If I see my classroom as a reflection of me, then it truly is my job to make sure to plan, arrange, clean, and invest in a way that reflects who I want to be.

If I see my belongings as an extension of myself, then I am make damned sure to lend/give/share them with anyone that might need them.

If I see my time as asset that I can use to make every place I go more like it should be and less Ike it shouldn't, then I have to be intentional about where I spend the minutes of my day.

If I see my streets as part of myself, then I pick up the trash when I walk down them.

And this is only the beginning.

There is energy, thoughts, relationships, and beliefs.  All of it.  Connected.  In ways we cannot begin to fathom.

Everything is connected.

I think it helps me feel like I'm not alone, even in the middle of this desert.

I am here because my mom raised me to be confident enough to go....anywhere.  And she is with me.

I am here because my sister believes the best in me and pushes me to be that person.  And she is with me.

I am here because I garden with Joy and she helps me plant good seeds and pull the weeds.  And she is here with me.

I am here because of my friends, the ones I work with and the ones I live in community with.  And they are here with me.

I am here because of my professor, who literally set this trip up and made it possible for me to be here.  And he is here with me.

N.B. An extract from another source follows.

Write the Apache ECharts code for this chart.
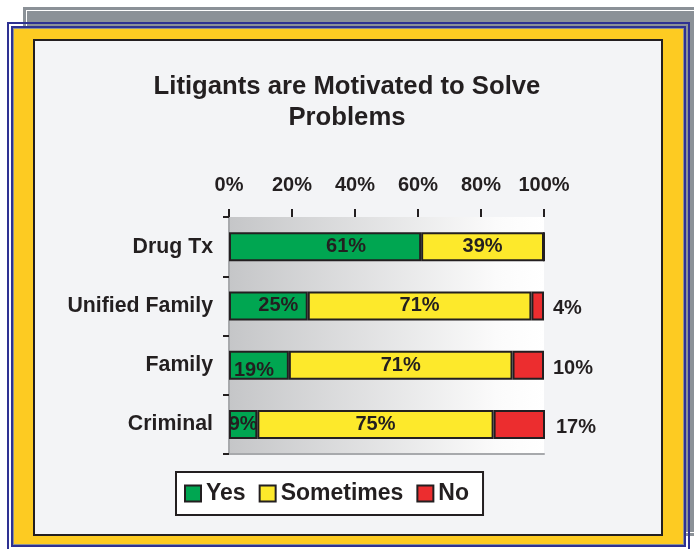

I am here because of my niece and nephew.  Because I want to have shoulders worthy of standing on.

Everything is connected.

I think that's as beautiful as it is terrifying.  If you're connected to me, then I'm connected to you.  That makes me responsible for my actions, even when I'm tired or cold or in the winter.  That's scary.

It's the kind of scary that makes me a better person.  It helps me say "I'm sorry" when I've wronged you and "thank you" when you've been gracious to me.  It helps me remember that you are a product of a story, the same as I am.  It helps me want to write a better story than the ones we've been handed, regardless of how great they are right now.

Everything is connected.  In that, there is comfort and there is responsibility.

I saw both when I stared at the stars this evening.